Luego de la genealogía el evangelista relata el nacimiento de Jesús (Mt 1,18-25). Mientras en Lucas el anuncio del ángel se dirige a María (1,26-38), en Mateo se dirige a José. Así, históricamente, Jesús es un descendiente de David no en virtud a María, sino de José (v.16). Es por este motivo que Mateo hace de José el destinatario del anuncio con el que se imparte la orden desposar a María y de dar el nombre a Jesús. Por tanto, José, reconociendo legalmente a Jesús como hijo, lo hace –en todas sus implicancias– descendiente de David.
María se hallaba en cinta; y el autor se apresura e informa de inmediato advirtiendo que el embarazo no es fruto de la iniciativa humana, sino corresponde a una acción de Dios que se manifiesta a través de la fuerza del Espíritu Santo. El evangelista, indicando el cambio de José respecto a su postura inicial, dado que en principio había decidido repudiarla en secreto para no someterla a un proceso vergonzoso tomando sobre sí la responsabilidad de este acto, mientras después decide desposarla. Por eso, José es presentado como un hombre “justo” (v.19) porque ha cumplido con la voluntad de Dios. De esta manera, José, en cuanto justo, podrá cumplir el proyecto de Dios, pasando de una justicia sustentada por la ley revelada por Dios a una justicia de carácter superior (cf. Mt 5,20) siempre basada en el plan de Dios, pero conocido directamente mediante la revelación del mensajero (el ángel).
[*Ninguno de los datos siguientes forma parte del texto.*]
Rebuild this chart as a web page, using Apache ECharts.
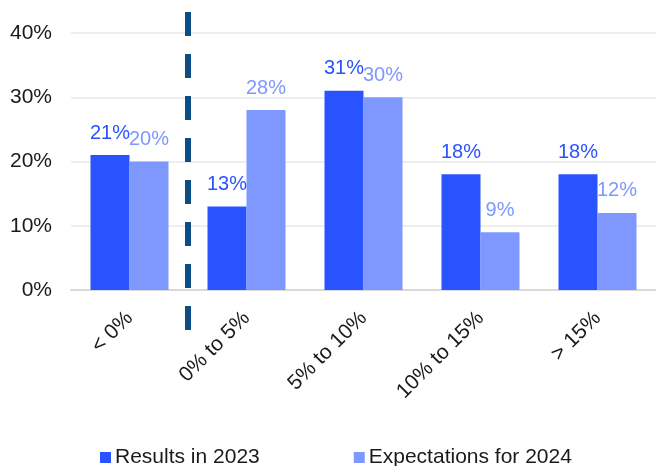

El nombre que José deberá imponer al hijo es Jesús que significa “el Señor es salvación” e indica el carácter de su misión mesiánica. Él salvará al pueblo de sus pecados porque los pecados son obstáculos para la relación con Dios. Este hijo será llamado “Emmanuel”, expresión que el primer evangelista se preocupa en traducir: “Dios con nosotros”. Así, Dios interviene eficazmente en la historia mediante el nacimiento de su propio Hijo.
Jesús es el Mesías davídico nacido por intervención de Dios, a través del Espíritu Santo, es el “Dios con nosotros” en cuanto comparte la experiencia humana. Solo el primer evangelio presenta de modo explícito este dato cristológico: después de su resurrección, Jesús no abandona su comunidad sino que envía a los discípulos a la misión universal garantizando su presencia constante en medio de los suyos: “Yo estoy con vosotros hasta el fin del mundo” (28,20). De ahora en más, Dios se hace presente en medio de su pueblo a través de Jesús, el Señor resucitado (cf. Mt 18,20).
Queridos hermanos y hermanas. El niño Jesús, el niño Dios es la Navidad. Su Nacimiento de hace 2017 años, lo festejamos con fe para que Él, Jesús, nazca en nuestros corazones, en nuestros hogares, en nuestros barrios y ciudades, en nuestro querido Paraguay. A pesar de todas las dificultades, María y José han protegido la vida y al Niño que debe nacer, aunque sea en medio de pobreza y de abandono. Ese es el mensaje divino, de proteger a cada mujer embarazada, su hijo o su hija, en condiciones dignas deberán ser recibidos como regalos de Dios y como portares de una misión insustituible, que sólo esos niños o niñas podrán llevar a cabo en el futuro transformando situaciones de injusticias, de crímenes, de marginación, en nuevas situaciones de vida, gozo y paz. La Iglesia defenderá la familia y el matrimonio entre una mujer y un varón, defenderá igualmente siempre a la mujer de todo atropello y violencia rechazando las ideologías que la sometan a objeto de consumo o desnaturalicen su verdadera identidad femenina según el plan divino de la creación.
A ejemplo de la Virgen María, que acogió en su corazón y en su vientre al Hijo de Dios, bajo la tutela y el cuidado amoroso de José, recibamos con gozo, en esta Navidad, a Jesucristo, Nuestro Salvador. Que el Niño Dios suscite más santos en nuestro querido Paraguay, personas entregadas que ofrendan sus vidas por el bien del pueblo, por la paz y por el progreso de nuestra nación.